***** DATA LINES

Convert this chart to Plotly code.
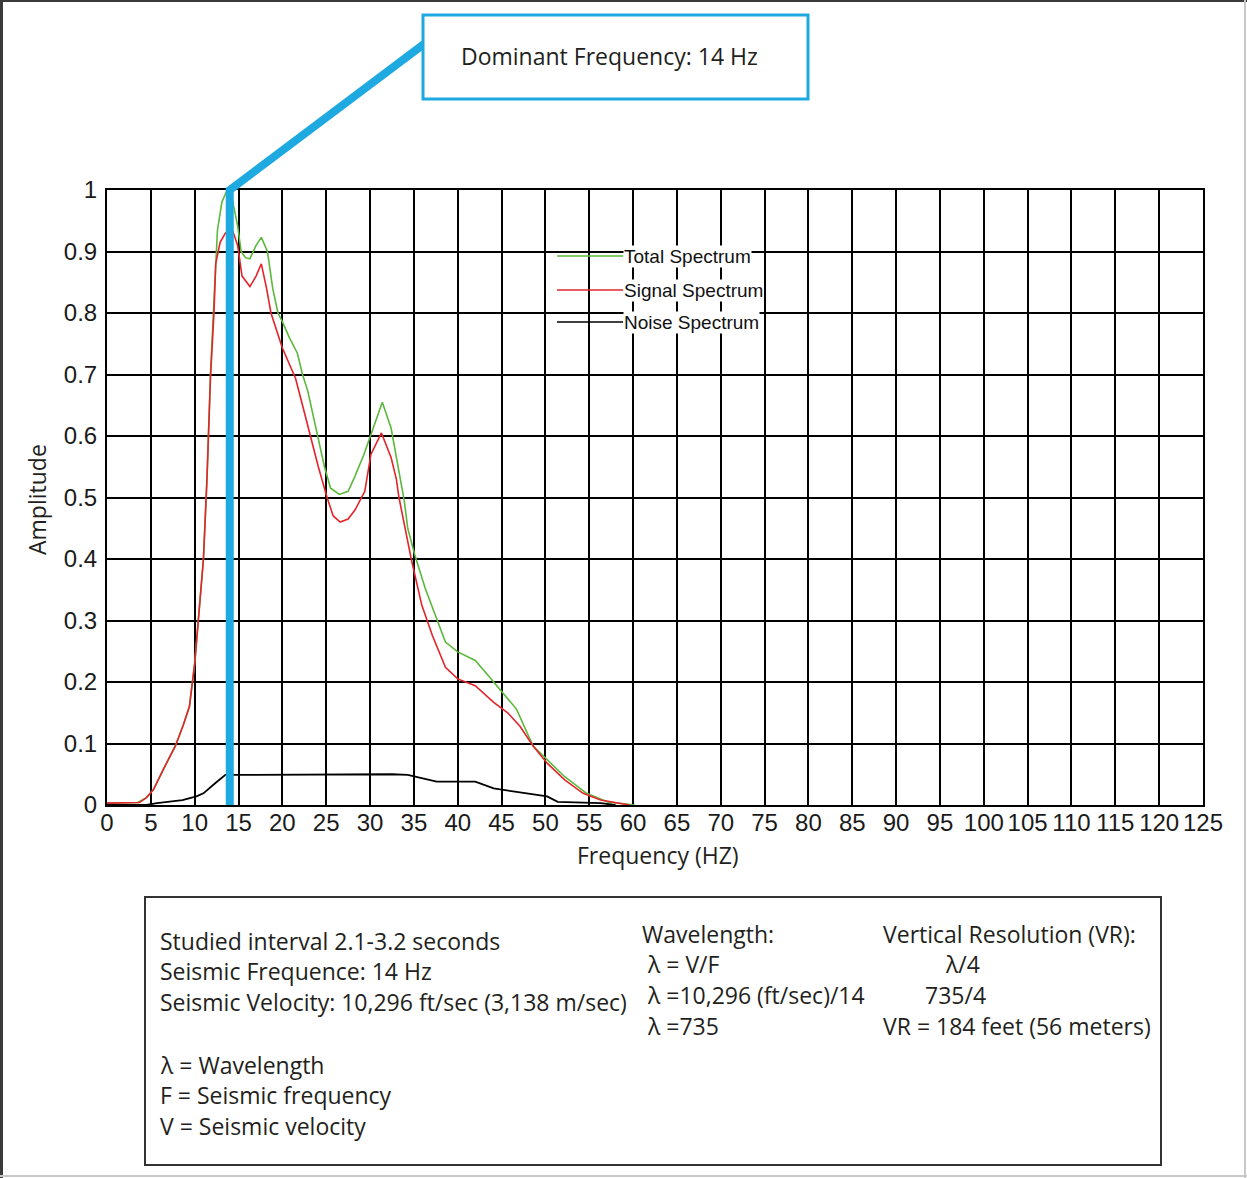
import plotly.graph_objects as go

# ---------------- data ----------------
total_freq = [0, 2, 3.5, 4.5, 5.3, 6.5, 7.8, 8.7, 9.4, 10, 10.4, 11, 11.4, 11.8, 12.2, 12.6, 13.1, 13.7,
              14.2, 14.9, 15.3, 15.8, 16.3, 17, 17.6, 18.3, 18.9, 19.5, 20, 20.8, 21.7, 22.3, 22.9, 24,
              24.8, 25.5, 26.5, 27.5, 28.2, 29.3, 30.3, 31.4, 32.4, 33.3, 33.9, 34.3, 35.1, 36.3, 37.6,
              38.6, 40, 42, 43.5, 45.3, 46.7, 48.6, 50.2, 52.2, 54.7, 57.1, 60.2]
total_amp = [0.003, 0.003, 0.004, 0.012, 0.025, 0.06, 0.096, 0.13, 0.16, 0.23, 0.30, 0.40, 0.53, 0.70,
             0.82, 0.935, 0.98, 1.0, 0.99, 0.942, 0.90, 0.89, 0.888, 0.91, 0.923, 0.90, 0.84, 0.80,
             0.786, 0.76, 0.735, 0.70, 0.673, 0.602, 0.55, 0.515, 0.505, 0.51, 0.532, 0.57, 0.61, 0.655,
             0.613, 0.543, 0.495, 0.45, 0.407, 0.352, 0.303, 0.265, 0.249, 0.235, 0.21, 0.18, 0.156,
             0.096, 0.074, 0.046, 0.019, 0.005, 0.0]

signal_freq = [0, 2, 3.7, 4.5, 5.3, 6.5, 7.8, 8.7, 9.4, 10, 10.4, 11, 11.4, 11.8, 12.2, 12.4, 12.9, 13.5,
               14.3, 14.9, 15.4, 16.3, 17, 17.6, 18.2, 18.7, 20, 20.7, 21.5, 22.3, 23.2, 24.1, 25.1,
               25.8, 26.6, 27.5, 28.3, 29.4, 30.1, 31.3, 32.4, 33.0, 33.3, 34.7, 35.9, 37.1, 38.6, 40,
               42, 44.1, 45.7, 47.1, 48.6, 50.2, 52.2, 54.3, 56.3, 59.6]
signal_amp = [0.003, 0.003, 0.004, 0.012, 0.025, 0.06, 0.096, 0.13, 0.16, 0.23, 0.30, 0.40, 0.53, 0.694,
              0.80, 0.88, 0.915, 0.93, 0.935, 0.91, 0.86, 0.843, 0.86, 0.88, 0.84, 0.80, 0.743, 0.72,
              0.694, 0.65, 0.60, 0.55, 0.50, 0.47, 0.46, 0.465, 0.48, 0.51, 0.57, 0.605, 0.565, 0.53,
              0.50, 0.40, 0.325, 0.276, 0.224, 0.205, 0.194, 0.167, 0.15, 0.128, 0.096, 0.068, 0.041,
              0.019, 0.008, 0.0]

noise_freq = [0, 4.5, 5.7, 8.6, 10.2, 11, 12.3, 13.5, 15.1, 29.8, 32.5, 34.3, 37.6, 42, 44.1, 50.2,
              51.4, 56.3, 58]
noise_amp = [0.0, 0.0, 0.003, 0.008, 0.014, 0.019, 0.035, 0.049, 0.049, 0.05, 0.05, 0.049, 0.038,
             0.038, 0.027, 0.014, 0.005, 0.003, 0.0]

x_ticks = list(range(0, 130, 5))
y_ticks = [0, 0.1, 0.2, 0.3, 0.4, 0.5, 0.6, 0.7, 0.8, 0.9, 1]
x_range = [0, 125]
y_range = [0, 1]
dominant_freq = 14

series_names = ["Total Spectrum", "Signal Spectrum", "Noise Spectrum"]
series_colors = ["#5cb83c", "#e3242b", "#000000"]

info_col1 = ["Studied interval 2.1-3.2 seconds", "Seismic Frequence: 14 Hz",
             "Seismic Velocity: 10,296 ft/sec (3,138 m/sec)"]
info_col1b = ["λ = Wavelength", "F = Seismic frequency", "V = Seismic velocity"]
info_col2 = ["Wavelength:", "\u00a0λ = V/F", "\u00a0λ =10,296 (ft/sec)/14", "\u00a0λ =735"]
info_col3 = ["Vertical Resolution (VR):", "λ/4", "735/4", "VR = 184 feet (56 meters)"]

# ---------------- layout geometry ----------------
W, H = 1247, 1178
L, R, T, B = 107, 44, 190, 373
PW = W - L - R
PH = H - T - B
PLOT_BOTTOM = H - B


def px(xp):
    return (xp - L) / PW


def py(yp):
    return (PLOT_BOTTOM - yp) / PH


BLUE = "#1fa9e1"
TXT = "#231f20"
ANN_FONT = "Open Sans"
ANN_SIZE = 23

fig = go.Figure()
fig.add_trace(go.Scatter(x=noise_freq, y=noise_amp, mode="lines", name=series_names[2],
                         line=dict(color=series_colors[2], width=1.8)))
fig.add_trace(go.Scatter(x=total_freq, y=total_amp, mode="lines", name=series_names[0],
                         line=dict(color=series_colors[0], width=1.6)))
fig.add_trace(go.Scatter(x=signal_freq, y=signal_amp, mode="lines", name=series_names[1],
                         line=dict(color=series_colors[1], width=1.6)))

shapes = []
annotations = []

# dominant frequency marker line + callout
fx = (dominant_freq - x_range[0]) / (x_range[1] - x_range[0])
shapes.append(dict(type="path", xref="paper", yref="paper", layer="above",
                   path=f"M {fx},0 L {fx},1 L {px(424)},{py(44)}",
                   line=dict(color=BLUE, width=8)))
shapes.append(dict(type="rect", xref="paper", yref="paper", layer="above",
                   x0=px(423), x1=px(808), y0=py(99), y1=py(15),
                   line=dict(color=BLUE, width=3), fillcolor="white"))
annotations.append(dict(xref="paper", yref="paper", x=px(609), y=py(56), showarrow=False,
                        xanchor="center", yanchor="middle",
                        text=f"Dominant Frequency: {dominant_freq} Hz",
                        font=dict(family=ANN_FONT, size=ANN_SIZE, color=TXT)))

# legend (drawn manually)
leg_y = [256, 290, 322]
for name, color, yy in zip(series_names, series_colors, leg_y):
    shapes.append(dict(type="line", xref="paper", yref="paper", layer="above",
                       x0=px(557), x1=px(623), y0=py(yy), y1=py(yy),
                       line=dict(color=color, width=1.6)))
    annotations.append(dict(xref="paper", yref="paper", x=px(623), y=py(yy), showarrow=False,
                            xanchor="left", yanchor="middle", text=name, bgcolor="white",
                            borderpad=0,
                            font=dict(family="Liberation Sans", size=19, color="#111111")))

# axis titles
annotations.append(dict(xref="paper", yref="paper", x=px(37), y=py(500), showarrow=False,
                        xanchor="center", yanchor="middle",
                        text="Amplitude", textangle=-90,
                        font=dict(family=ANN_FONT, size=ANN_SIZE, color=TXT)))
annotations.append(dict(xref="paper", yref="paper", x=px(658), y=py(855), showarrow=False,
                        xanchor="center", yanchor="middle",
                        text="Frequency (HZ)",
                        font=dict(family=ANN_FONT, size=ANN_SIZE, color=TXT)))

# info box
shapes.append(dict(type="rect", xref="paper", yref="paper", layer="above",
                   x0=px(145), x1=px(1161), y0=py(1165), y1=py(897),
                   line=dict(color="#333333", width=2), fillcolor="rgba(0,0,0,0)"))
info_font = dict(family=ANN_FONT, size=ANN_SIZE, color=TXT)
for txt, yy in zip(info_col1, [941, 971, 1002]):
    annotations.append(dict(xref="paper", yref="paper", x=px(158), y=py(yy), showarrow=False,
                            xanchor="left", yanchor="middle", text=txt, font=info_font))
for txt, yy in zip(info_col1b, [1065, 1095, 1126]):
    annotations.append(dict(xref="paper", yref="paper", x=px(158), y=py(yy), showarrow=False,
                            xanchor="left", yanchor="middle", text=txt, font=info_font))
for txt, yy in zip(info_col2, [934, 964, 995, 1026]):
    annotations.append(dict(xref="paper", yref="paper", x=px(640), y=py(yy), showarrow=False,
                            xanchor="left", yanchor="middle", text=txt, font=info_font))
col3_x = [(881, "left"), (962, "center"), (955, "center"), (881, "left")]
for txt, yy, (xx, anc) in zip(info_col3, [934, 964, 995, 1026], col3_x):
    annotations.append(dict(xref="paper", yref="paper", x=px(xx), y=py(yy), showarrow=False,
                            xanchor=anc, yanchor="middle", text=txt, font=info_font))

# outer frame of the figure
shapes.append(dict(type="line", xref="paper", yref="paper", x0=px(1.5), x1=px(1.5), y0=py(0), y1=py(1178),
                   line=dict(color="#3a3a3a", width=3)))
shapes.append(dict(type="line", xref="paper", yref="paper", x0=px(0), x1=px(1247), y0=py(1), y1=py(1),
                   line=dict(color="#3a3a3a", width=2)))
shapes.append(dict(type="line", xref="paper", yref="paper", x0=px(1245), x1=px(1245), y0=py(0), y1=py(1178),
                   line=dict(color="#c8c8c8", width=2)))
shapes.append(dict(type="line", xref="paper", yref="paper", x0=px(0), x1=px(1247), y0=py(1176), y1=py(1176),
                   line=dict(color="#c8c8c8", width=2)))

fig.update_layout(
    width=W, height=H,
    margin=dict(l=L, r=R, t=T, b=B, pad=0),
    paper_bgcolor="white", plot_bgcolor="white",
    showlegend=False,
    shapes=shapes, annotations=annotations,
    xaxis=dict(range=x_range, tickvals=x_ticks, ticktext=[str(v) for v in x_ticks],
               showgrid=True, gridcolor="black", gridwidth=2, zeroline=False,
               showline=True, linecolor="black", linewidth=2, mirror=True, ticks="",
               ticklabelstandoff=-5,
               tickangle=0, tickfont=dict(family="Liberation Sans", size=24, color="#1a1a1a")),
    yaxis=dict(range=y_range, tickvals=y_ticks, ticktext=[f"{v:g}" for v in y_ticks],
               showgrid=True, gridcolor="black", gridwidth=2, zeroline=False,
               showline=True, linecolor="black", linewidth=2,
               mirror=True, ticks="", ticklabelstandoff=3,
               tickfont=dict(family="Liberation Sans", size=24, color="#1a1a1a")),
)

fig.write_html("out.html", config={"displayModeBar": False},
               post_script="document.body.style.margin='0';document.body.style.padding='0';")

**********

DESCRIPTION OF THE TASK →
Repeat the listing above exactly from its first line to the line containing "0.096, 0.074, 0.046, 0.019, 0.005, 0.0]", both included, and omit the pictures.

WRITTEN ANSWER →
Convert this chart to Plotly code.
import plotly.graph_objects as go

# ---------------- data ----------------
total_freq = [0, 2, 3.5, 4.5, 5.3, 6.5, 7.8, 8.7, 9.4, 10, 10.4, 11, 11.4, 11.8, 12.2, 12.6, 13.1, 13.7,
              14.2, 14.9, 15.3, 15.8, 16.3, 17, 17.6, 18.3, 18.9, 19.5, 20, 20.8, 21.7, 22.3, 22.9, 24,
              24.8, 25.5, 26.5, 27.5, 28.2, 29.3, 30.3, 31.4, 32.4, 33.3, 33.9, 34.3, 35.1, 36.3, 37.6,
              38.6, 40, 42, 43.5, 45.3, 46.7, 48.6, 50.2, 52.2, 54.7, 57.1, 60.2]
total_amp = [0.003, 0.003, 0.004, 0.012, 0.025, 0.06, 0.096, 0.13, 0.16, 0.23, 0.30, 0.40, 0.53, 0.70,
             0.82, 0.935, 0.98, 1.0, 0.99, 0.942, 0.90, 0.89, 0.888, 0.91, 0.923, 0.90, 0.84, 0.80,
             0.786, 0.76, 0.735, 0.70, 0.673, 0.602, 0.55, 0.515, 0.505, 0.51, 0.532, 0.57, 0.61, 0.655,
             0.613, 0.543, 0.495, 0.45, 0.407, 0.352, 0.303, 0.265, 0.249, 0.235, 0.21, 0.18, 0.156,
             0.096, 0.074, 0.046, 0.019, 0.005, 0.0]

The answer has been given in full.